Product managers internally saw an opportunity to take an experimental employee benefit into a full fledge platform. Eventually spreading CT to other companies and partners to setup their own. They asked for a new enhanced platform that was easy to use, robust, SEO friendly, and accesible.
The platform was designed and built for both public and private use. Partnered companies can run in-house cooking classes, then post the class details online for the public or their employees. CT uses innovative and accessible lesson interface to help users recreate recipes on their own time.
Problem
300+ recipes across nearly a hundred classes needed to be presented and organized in an easier way compared to other cooking websites.

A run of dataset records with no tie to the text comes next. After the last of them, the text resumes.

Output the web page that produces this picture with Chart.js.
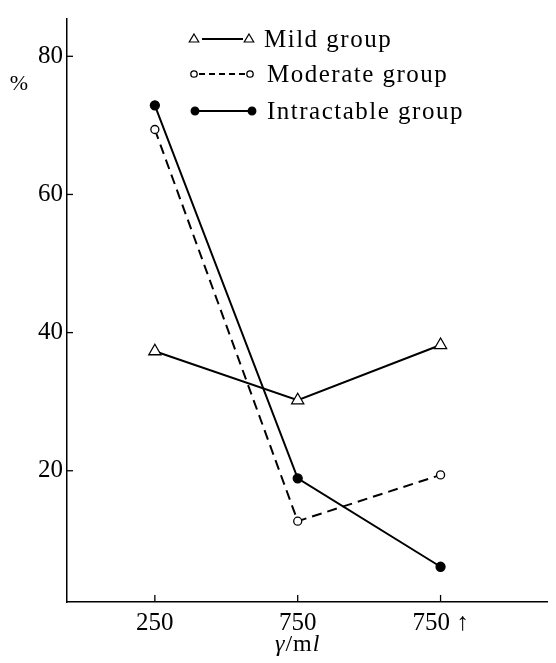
<!DOCTYPE html>
<html><head><meta charset="utf-8">
<script src="https://cdn.jsdelivr.net/npm/chart.js@4/dist/chart.umd.min.js"></script>
<style>html,body{margin:0;padding:0;background:#fff}#wrap{width:556px;height:663px;position:relative}</style>
</head><body><div id="wrap"><canvas id="c"></canvas></div>
<script>
const categories = ['250', '750', '750 ↑'];
const mildGroup = [37.3, 30.2, 38.2];
const moderateGroup = [69.4, 12.7, 19.4];
const intractableGroup = [72.9, 18.9, 6.1];
const yTicks = [20, 40, 60, 80];
const seriesNames = ['Mild group', 'Moderate group', 'Intractable group'];
const yLabel = '%';
const xLabelParts = [['γ', 'italic'], ['/', 'normal'], ['m', 'normal'], ['l', 'italic']];

const FONT = "'Liberation Serif', 'DejaVu Serif', serif";
const toPts = arr => arr.map((v, i) => ({ x: i + 1, y: v }));

function drawTri(ctx, x, y, r) {
  ctx.beginPath();
  ctx.moveTo(x, y - r);
  ctx.lineTo(x + r * 0.95, y + r * 0.6);
  ctx.lineTo(x - r * 0.95, y + r * 0.6);
  ctx.closePath();
  ctx.fillStyle = '#fff'; ctx.fill();
  ctx.lineWidth = 1.2; ctx.strokeStyle = '#000'; ctx.stroke();
}
function drawCirc(ctx, x, y, r, filled) {
  ctx.beginPath();
  ctx.arc(x, y, r, 0, Math.PI * 2);
  ctx.fillStyle = filled ? '#000' : '#fff'; ctx.fill();
  ctx.lineWidth = 1.3; ctx.strokeStyle = '#000'; ctx.stroke();
}

const decor = {
  id: 'decor',
  afterDraw(chart) {
    const ctx = chart.ctx;
    const xs = chart.scales.x, ys = chart.scales.y;
    const area = chart.chartArea;
    ctx.save();
    ctx.strokeStyle = '#000';
    ctx.lineWidth = 1.3;
    yTicks.forEach(v => {
      const py = ys.getPixelForValue(v);
      ctx.beginPath(); ctx.moveTo(area.left, py); ctx.lineTo(area.left + 6, py); ctx.stroke();
    });
    categories.forEach((c, i) => {
      const px = xs.getPixelForValue(i + 1);
      ctx.beginPath(); ctx.moveTo(px, area.bottom); ctx.lineTo(px, area.bottom - 7); ctx.stroke();
    });
    ctx.fillStyle = '#000';
    ctx.font = '22px ' + FONT;
    ctx.textAlign = 'center'; ctx.textBaseline = 'middle';
    ctx.fillText(yLabel, 19, 84);
    let total = 0;
    const widths = xLabelParts.map(([t, st]) => { ctx.font = st + ' 24px ' + FONT; const w = ctx.measureText(t).width + 1; total += w; return w; });
    let cx = xs.getPixelForValue(2) - total / 2;
    ctx.textAlign = 'left';
    xLabelParts.forEach(([t, st], i) => { ctx.font = st + ' 24px ' + FONT; ctx.fillText(t, cx, 645); cx += widths[i]; });
    const rows = [
      { y: 39, a: 194, b: 249, l1: 202, l2: 243, tx: 264, kind: 'tri' },
      { y: 74, a: 194, b: 250, l1: 199, l2: 245, tx: 267, kind: 'circ' },
      { y: 111, a: 195, b: 252, l1: 195, l2: 252, tx: 267, kind: 'dot' }
    ];
    rows.forEach((r, i) => {
      ctx.lineWidth = 2; ctx.strokeStyle = '#000';
      ctx.setLineDash(r.kind === 'circ' ? [6, 4] : []);
      ctx.beginPath(); ctx.moveTo(r.l1, r.y); ctx.lineTo(r.l2, r.y); ctx.stroke();
      ctx.setLineDash([]);
      if (r.kind === 'tri') { drawTri(ctx, r.a, r.y, 5); drawTri(ctx, r.b, r.y, 5); }
      else if (r.kind === 'circ') { drawCirc(ctx, r.a, r.y, 3.2, false); drawCirc(ctx, r.b, r.y, 3.2, false); }
      else { drawCirc(ctx, r.a, r.y, 3.8, true); drawCirc(ctx, r.b, r.y, 3.8, true); }
      ctx.fillStyle = '#000';
      ctx.font = '25px ' + FONT;
      ctx.letterSpacing = '1.5px';
      ctx.textAlign = 'left'; ctx.textBaseline = 'middle';
      ctx.fillText(seriesNames[i], r.tx, r.y + 1);
      ctx.letterSpacing = '0px';
    });
    ctx.restore();
  }
};

const base = { borderColor: '#000', borderWidth: 2, tension: 0, pointBorderColor: '#000', pointBorderWidth: 1.3, pointHoverRadius: 5 };

new Chart(document.getElementById('c'), {
  type: 'line',
  data: {
    datasets: [
      Object.assign({}, base, { label: seriesNames[0], data: toPts(mildGroup), pointStyle: 'triangle', pointRadius: 7, pointBackgroundColor: '#fff', order: 3 }),
      Object.assign({}, base, { label: seriesNames[1], data: toPts(moderateGroup), borderDash: [10, 6], pointStyle: 'circle', pointRadius: 4, pointBackgroundColor: '#fff', order: 2 }),
      Object.assign({}, base, { label: seriesNames[2], data: toPts(intractableGroup), pointStyle: 'circle', pointRadius: 4.5, pointBackgroundColor: '#000', order: 1 })
    ]
  },
  options: {
    responsive: true,
    maintainAspectRatio: false,
    animation: false,
    events: [],
    layout: { padding: { left: 0, right: 8, top: 5, bottom: 0 } },
    plugins: { legend: { display: false }, tooltip: { enabled: false } },
    scales: {
      x: {
        type: 'linear', min: 0.385, max: 3.75,
        afterBuildTicks: s => { s.ticks = categories.map((c, i) => ({ value: i + 1 })); },
        afterFit: s => { s.height = 61; },
        grid: { display: false, drawTicks: false },
        border: { display: true, color: '#000', width: 1.5 },
        ticks: { callback: v => categories[Math.round(v) - 1] || '', color: '#000', font: { family: FONT, size: 25 }, padding: 6, maxRotation: 0, autoSkip: false }
      },
      y: {
        type: 'linear', min: 1, max: 85.4,
        afterBuildTicks: s => { s.ticks = yTicks.map(v => ({ value: v })); },
        afterFit: s => { s.width = 67; },
        grid: { display: false, drawTicks: false },
        border: { display: true, color: '#000', width: 1.5 },
        ticks: { callback: v => String(v), color: '#000', font: { family: FONT, size: 25 }, padding: 4, autoSkip: false }
      }
    }
  },
  plugins: [decor]
});
</script>
</body></html>
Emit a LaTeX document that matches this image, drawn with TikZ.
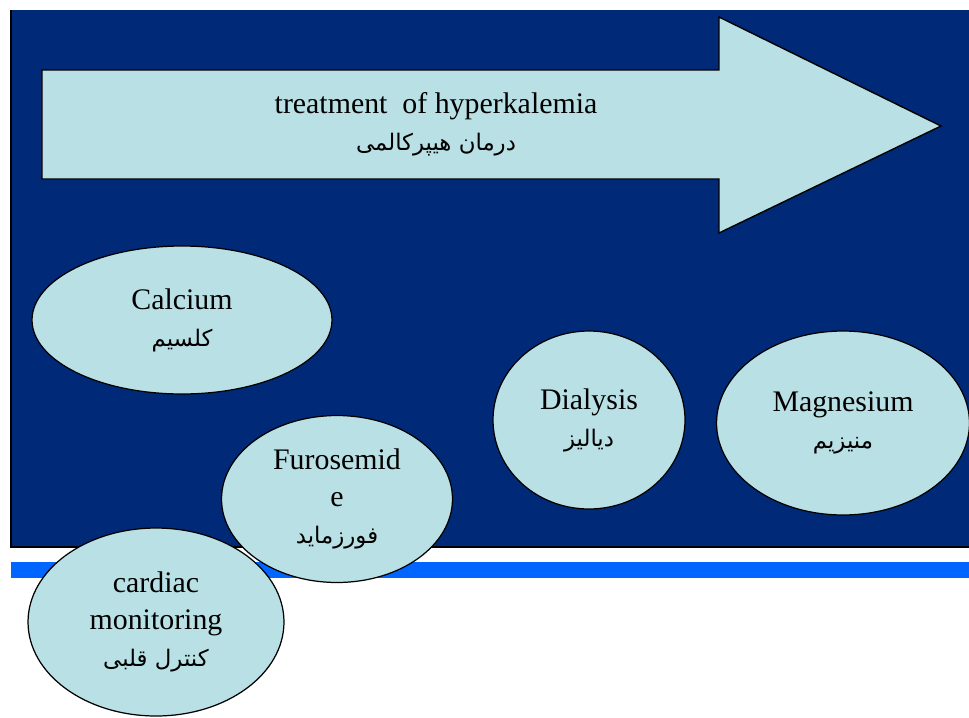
\documentclass[tikz,border=0pt]{standalone}
\usepackage{fontspec}
\setmainfont{Liberation Serif}
\newfontfamily\arabicfont[Script=Arabic]{DejaVu Sans}
\TeXXeTstate=1
\usetikzlibrary{shapes.geometric}
\usetikzlibrary{positioning}
\definecolor{slidebg}{RGB}{0,41,120}
\definecolor{paleblue}{RGB}{185,224,228}
\definecolor{stripeblue}{RGB}{0,102,255}
\newcommand{\fa}[1]{{\arabicfont\fontsize{13}{16}\selectfont\beginR #1\endR}}

\begin{document}
\begin{tikzpicture}[
        x=0.02cm, y=-0.02cm,
        every node/.style={font=\fontsize{17}{21}\selectfont,align=center,inner sep=0pt},
        bubble/.style={ellipse,draw=black,line width=0.7pt,fill=paleblue}
    ]
    \useasboundingbox (0,0) rectangle (969,717);
    \fill[slidebg] (11,10) rectangle (969,547);
    \draw[line width=0.8pt] (11,10) -- (11,547) -- (969,547);
    \fill[stripeblue] (11,562) rectangle (969,578);

    \draw[fill=paleblue,line width=0.8pt] (42,70) -- (719,70) -- (719,17) -- (941,126)
        -- (719,233) -- (719,179) -- (42,179) -- cycle;
    \node (title) at (436,124) {treatment\ \ of hyperkalemia\\\fa{درمان هیپرکالمی}};

    \node[bubble,minimum width=6cm,minimum height=2.96cm] (calcium) at (182,320) {Calcium\\\fa{کلسیم}};
    \node[bubble,minimum width=5.12cm,minimum height=3.76cm] (cardiac) at (156,622) {cardiac\\monitoring\\\fa{کنترل قلبی}};
    \node[bubble,minimum width=4.62cm,minimum height=3.34cm] (furosemide) at (337,499) {Furosemid\\e\\\fa{فورزماید}};
    \node[bubble,minimum width=3.84cm,minimum height=3.56cm] (dialysis) at (589,420) {Dialysis\\\fa{دیالیز}};
    \node[bubble,minimum width=5.06cm,minimum height=3.68cm] (magnesium) at (843,423) {Magnesium\\\fa{منیزیم}};
\end{tikzpicture}
\end{document}
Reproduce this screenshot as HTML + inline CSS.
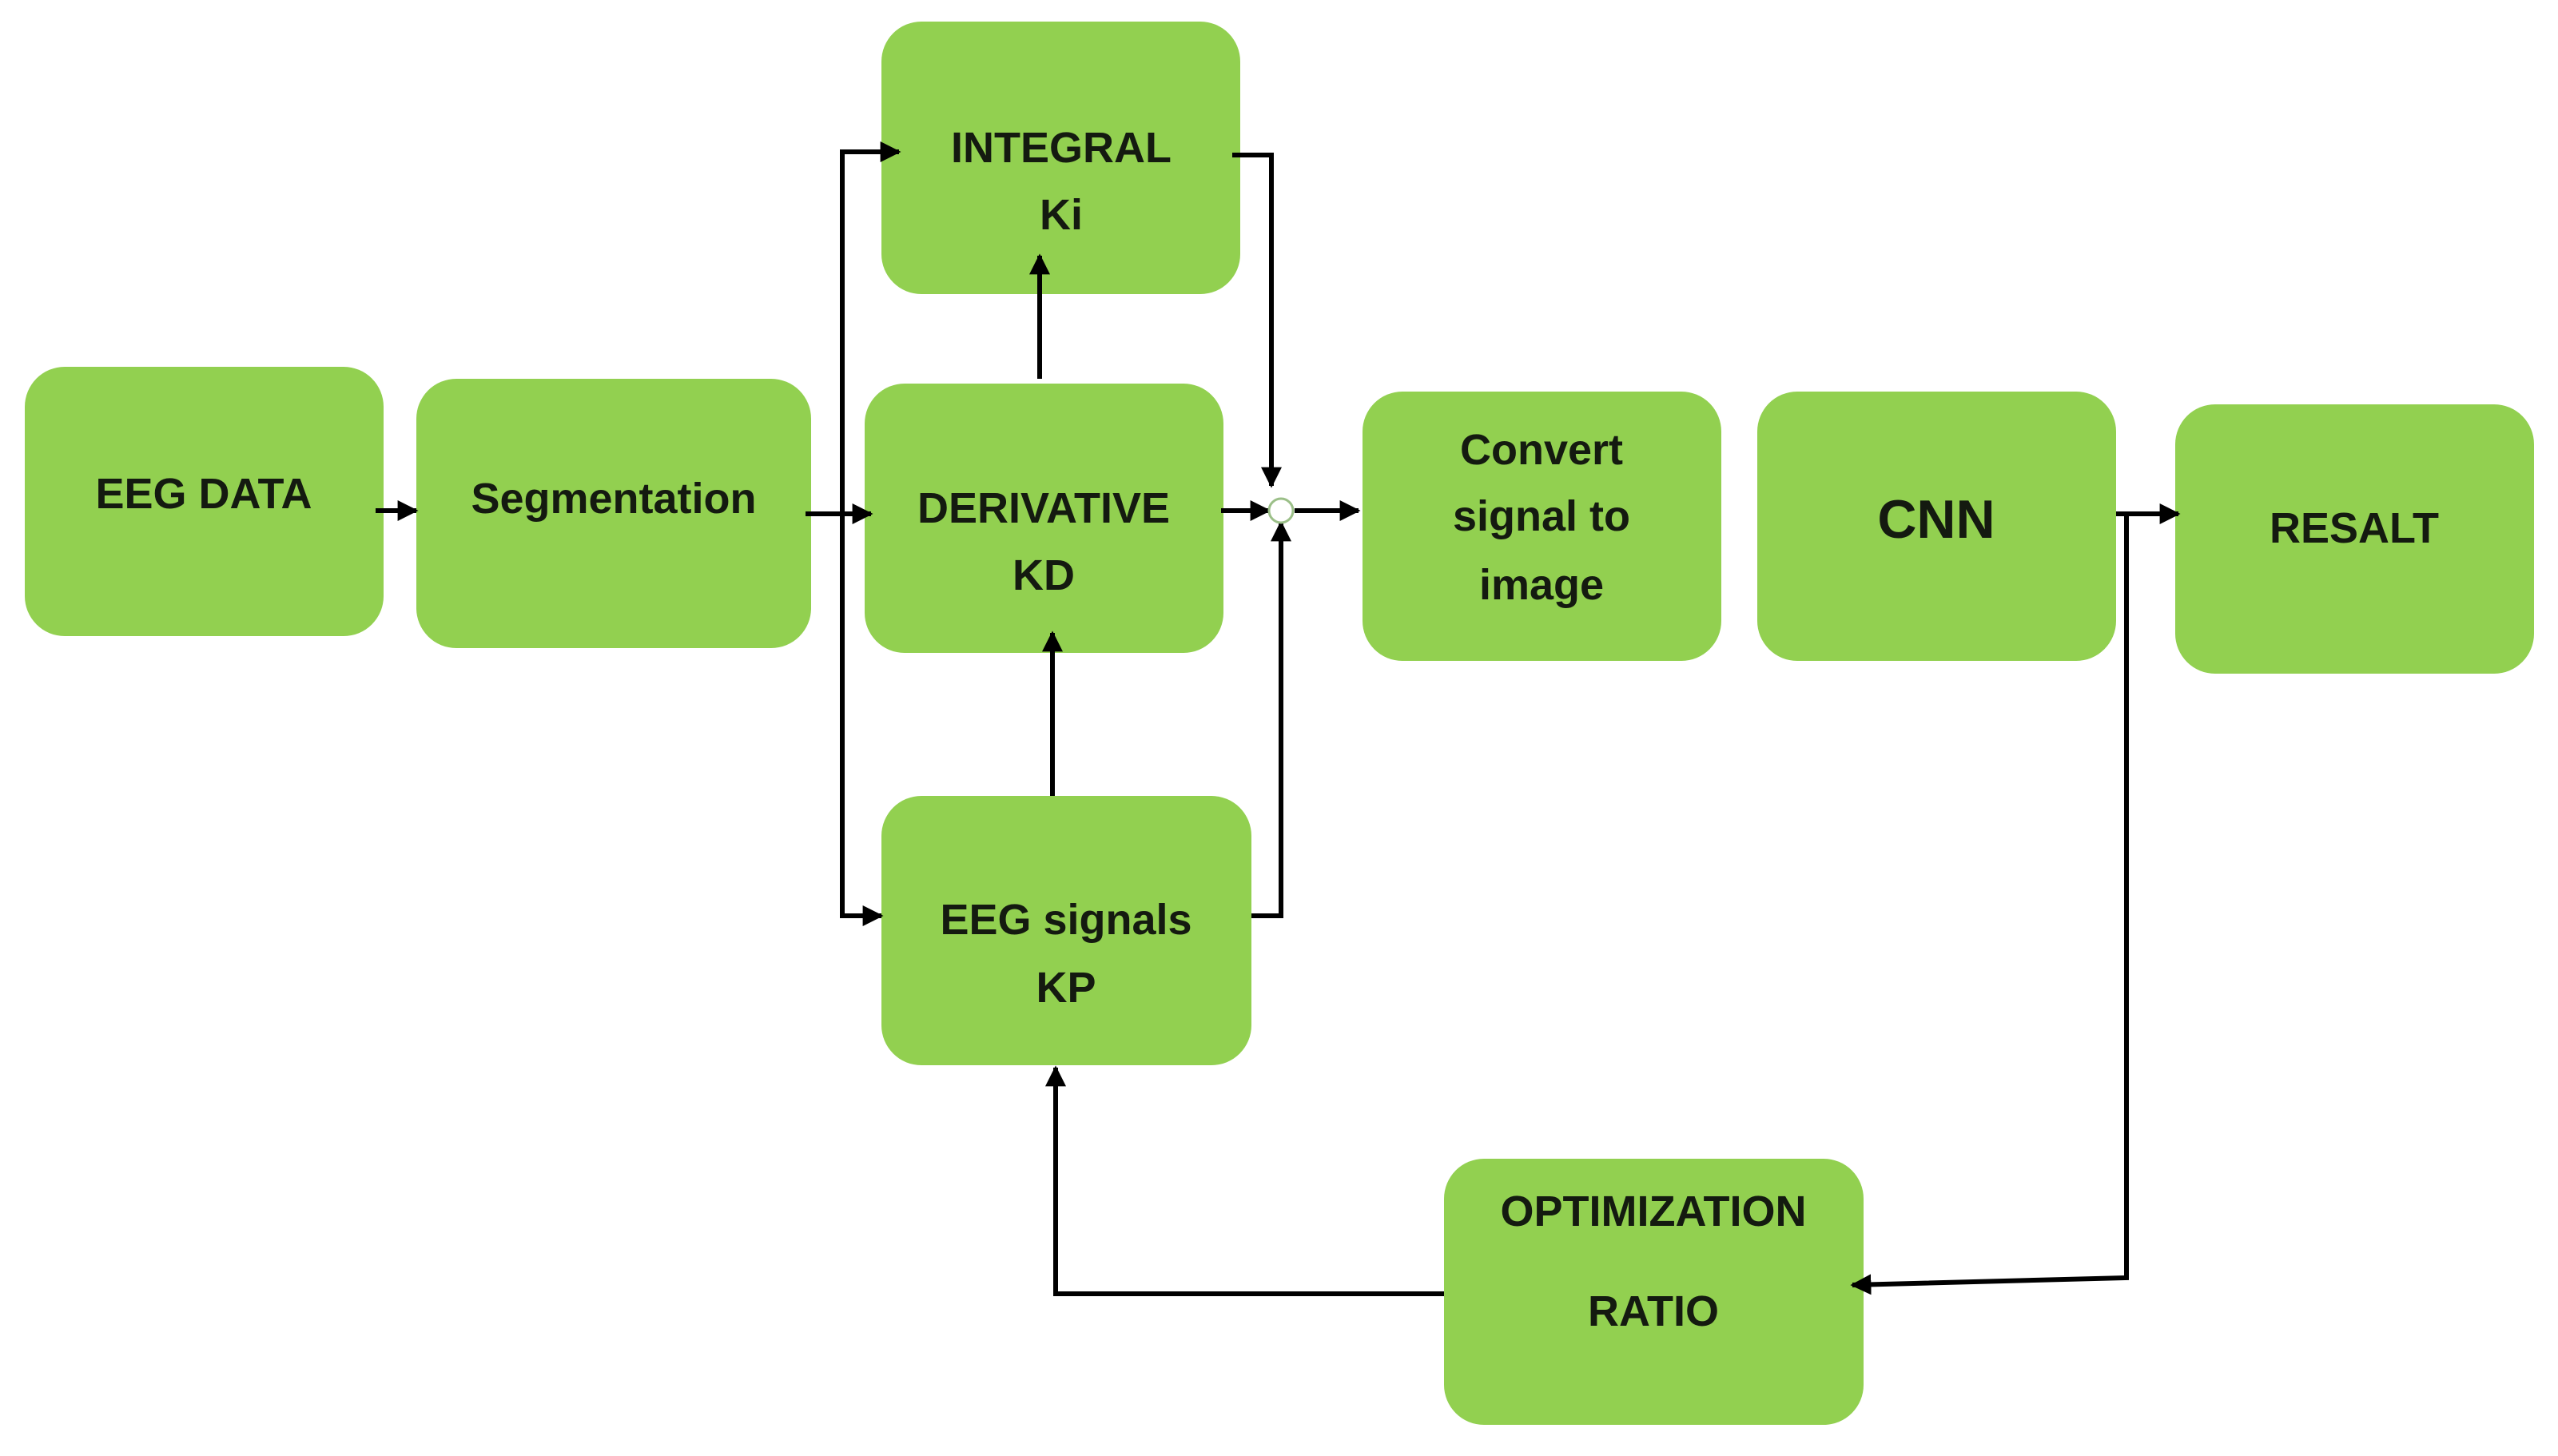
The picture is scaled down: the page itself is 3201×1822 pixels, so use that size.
<!DOCTYPE html>
<html><head><style>
html,body{margin:0;padding:0;background:#fff;}
svg{display:block;}
text{font-family:"Liberation Sans",sans-serif;font-weight:bold;fill:#141a10;text-anchor:middle;}
</style></head><body>
<svg width="3201" height="1822" viewBox="0 0 3201 1822" xmlns="http://www.w3.org/2000/svg">
<defs>
<marker id="a" markerWidth="8" markerHeight="8" refX="7" refY="4" orient="auto" markerUnits="userSpaceOnUse" viewBox="0 0 8 8">
</marker>
<marker id="ar" viewBox="0 0 10 10" refX="9" refY="5" markerWidth="26" markerHeight="26" markerUnits="userSpaceOnUse" orient="auto"><path d="M0,0 L10,5 L0,10 z" fill="#000"/></marker>
</defs>
<g fill="#92d050">
<rect x="31" y="459" width="449" height="337" rx="50"/>
<rect x="521" y="474" width="494" height="337" rx="50"/>
<rect x="1103" y="27" width="449" height="341" rx="50"/>
<rect x="1082" y="480" width="449" height="337" rx="50"/>
<rect x="1103" y="996" width="463" height="337" rx="50"/>
<rect x="1705" y="490" width="449" height="337" rx="50"/>
<rect x="2199" y="490" width="449" height="337" rx="50"/>
<rect x="2722" y="506" width="449" height="337" rx="50"/>
<rect x="1807" y="1450" width="525" height="333" rx="50"/>
</g>
<g font-size="54">
<text x="255" y="636">EEG DATA</text>
<text x="768" y="642">Segmentation</text>
<text x="1328" y="203">INTEGRAL</text>
<text x="1328" y="287">Ki</text>
<text x="1306" y="654">DERIVATIVE</text>
<text x="1306" y="738">KD</text>
<text x="1334" y="1169">EEG signals</text>
<text x="1334" y="1254">KP</text>
<text x="1929" y="581">Convert</text>
<text x="1929" y="664">signal to</text>
<text x="1929" y="750">image</text>
<text x="2423" y="673" font-size="68">CNN</text>
<text x="2946" y="679">RESALT</text>
<text x="2069" y="1534">OPTIMIZATION</text>
<text x="2069" y="1659">RATIO</text>
</g>
<g stroke="#000" stroke-width="6" fill="none">
<line x1="470" y1="639" x2="521" y2="639" marker-end="url(#ar)"/>
<line x1="1008" y1="643" x2="1090" y2="643" marker-end="url(#ar)"/>
<polyline points="1125,190 1054,190 1054,1146 1103,1146" marker-end="url(#ar)"/>
<line x1="1054" y1="190" x2="1125" y2="190" marker-end="url(#ar)"/>
<line x1="1301" y1="474" x2="1301" y2="320" marker-end="url(#ar)"/>
<line x1="1317" y1="996" x2="1317" y2="792" marker-end="url(#ar)"/>
<polyline points="1542,194 1591,194 1591,608" marker-end="url(#ar)"/>
<line x1="1528" y1="639" x2="1588" y2="639" marker-end="url(#ar)"/>
<line x1="1620" y1="639" x2="1700" y2="639" marker-end="url(#ar)"/>
<polyline points="1566,1146 1603,1146 1603,654" marker-end="url(#ar)"/>
<line x1="2648" y1="643" x2="2726" y2="643" marker-end="url(#ar)"/>
<polyline points="2661,643 2661,1599 2318,1608" marker-end="url(#ar)"/>
<polyline points="1807,1619 1321,1619 1321,1336" marker-end="url(#ar)"/>
</g>
<circle cx="1603" cy="639" r="15" fill="#fff" stroke="#9bbf88" stroke-width="3"/>
</svg>
</body></html>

Conventional cooking or recipe platforms generally take two approaches to displaying information
- Present a list ingredients and a separate list of steps or directions
- Place ingredients as a list for within each step
Dissociation between ingredients and steps makes it difficult for users to follow along. Keeping the ingredients and steps nested together makes it impossible to gain an overview of the ingredients involved.
Solution
Overall the solution is straightforward. A list that has two-way interaction between each other. Interact with a step and the corresponding ingredients highlight, and vice versa.
The implementation was not straightforward
Challenges that needed to be solved
Backend entry
The backend for the administrative staff (chefs, nutritionist, moderators) needed to be quick to master while being reusable
- For each direction/step added, an additional panel would appear requiring entry of the ingredient and quantity
- Each ingredient would be logged for reuse without the quantity
- A finished preview was provided for each entry
Accessibility
It was important that the ingredients and steps interaction was correctly conveyed to users with assistive technologies.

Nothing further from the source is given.